[sdiy] Frequency counter
Roy J. Tellason
rtellason at blazenet.net
Sat Jan 29 20:54:08 CET 2005
On Saturday 29 January 2005 07:38 am, Mikael Mørup wrote:
> Hello group.
>
> After having spent a few days with my new (old) scope, i realize that i have
> caught the gear plauge.
Heh.
> Now i need (well at least want) a frequency counter.
That's the "nifty!" factor at work there.

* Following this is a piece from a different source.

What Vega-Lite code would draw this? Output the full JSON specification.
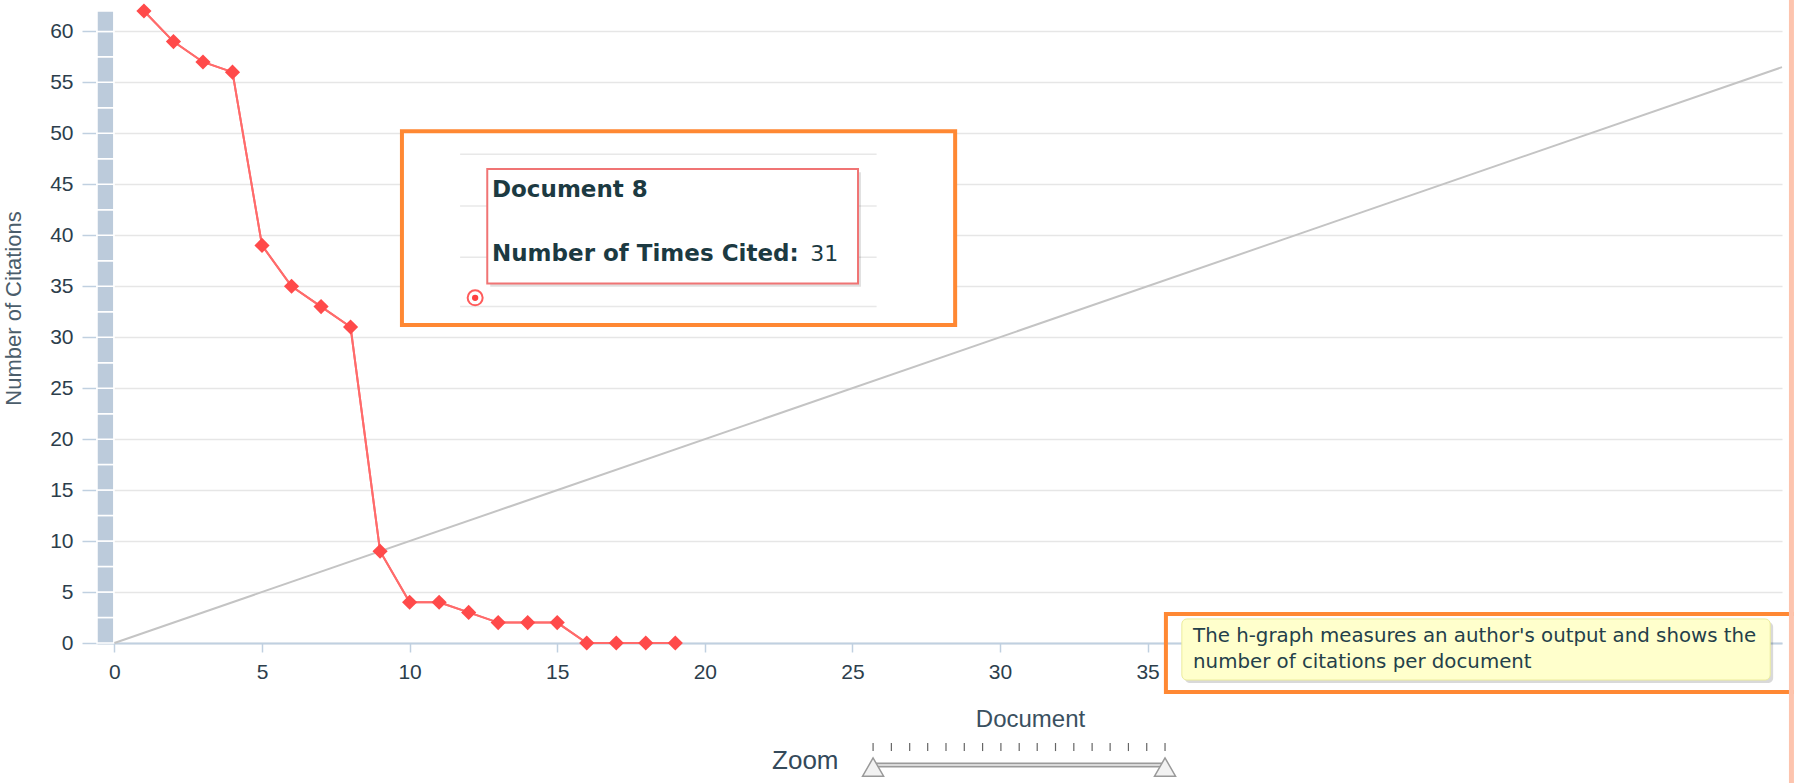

> What's the genereal concensus (asuming one exists) on frequency
> counters ?
For me, I have interests that have ranged rather wider than synth DIY, and
even still, I don't think that one would be all that useful. I do have some
of that capability built into my Tek scope. I've had some thoughts (years
ago now) of building one, but never followed through on that. Got a hold of
a homebrew one at one point, never followed through on getting that working,
either. I still have it someplace, dunno just where offhand. And the
prices of the original units are lower than they'd ever been, though I
haven't looked lately -- last one I remember hearing about was under $100 and
was kind of limited in terms of its maximum frequency range. Mostly
optimized for some kinds of radio work, I think, and RF is probably where
I'd see them getting the most use.
> Are the ones that are build into the better digital handheld Volt/Amp/Ohm
> meters good enough for synth DIY work ?
I haven't seen any of those myself. My meters don't even have capacitor
measurement built in. I hear that some of them are getting quite capable
these days.
> Do they have the required precision?
What _is_ the required precision?
> do they cover the low LFO range ?
You might run into a problem there -- accuracy is going to depend on how low
the frequency of interest is compared to your sampling interval. A one
second interval seems to be pretty common, and if your "low LFO range" is
less than one occurrence per second, it won't show up at all, or will only
show up as a bit of a bobble in the display's last digit. For something like
that what you probably want is an interval timer, instead.
> Does anybody know of a (free / shareware / cheap) software
> frequency counter that would be adequate for SDIY work ?
Using what as hardware?
> Or are a dedicated counter the only way to go ?
Depends on what you want to do with it, I guess.